La magnificencia barroca, desaforada de Ciudadano Kane (1941) y El cuarto mandamiento (1942) no volvió a surgir con todo su esplendor hasta que Orson Welles rodó Sed de Mal en 1958, obra maestra del cine negro a la que seguirían las sobresalientes adaptaciones de Kafka y Shakespeare —respectivamente— El proceso (1962) y Campanadas a medianoche (1965). No son ajenas las tinieblas de ambos creadores a las de la historia de corrupción, violencia y traición (el "evil" o mal del título original) que, situada en la frontera entre México y Estados Unidos, nos va a narrar el autor de La dama de Shangái (1947). La visión lúgubre y desazonadora del ser humano que transmiten unas imágenes incalculablemente bellas tiene mucho que ver con la que los dramas del inglés y las novelas y relatos del checo legaron llenos de pesimismo.

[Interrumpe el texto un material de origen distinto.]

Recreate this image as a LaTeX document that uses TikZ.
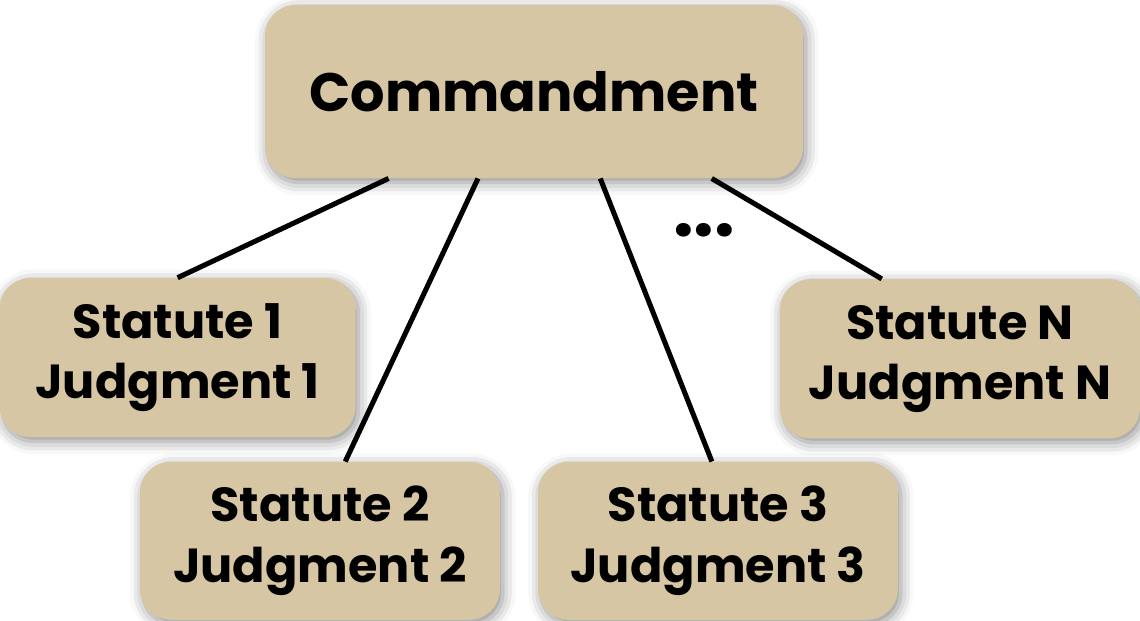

Que Welles no simpatice con el policía que tan perfectamente interpreta, incluso que lo deteste, no quiere decir que defienda la actitud de Vargas y su mujer (Charlton Heston y Janet Leigh) o la delación de Menzier (Joseph Calleia), y las escenas finales son explícitas al respecto. Nuestro director no deja fuera sus ambigüedades y contradicciones, no quiere que nadie sea absolutamente culpable aunque sus acciones así nos lo hagan ver: todas tienen su reverso, su precio y su reacción. E, indepedientemente de ello, sabe de sobra que una obra de ficción no va a cambiar el mundo y no va a salvar a nadie, a lo sumo nos podrá conmover su extraordinaria envoltura, su acabado sin mácula, los fotogramas en blanco y negro que un genio del séptimo arte llenó del mejor celuloide imaginable. El que a pesar de los pesares Orson Welles logró sacar en ocasiones adelante. Sed de mal, una de ellas.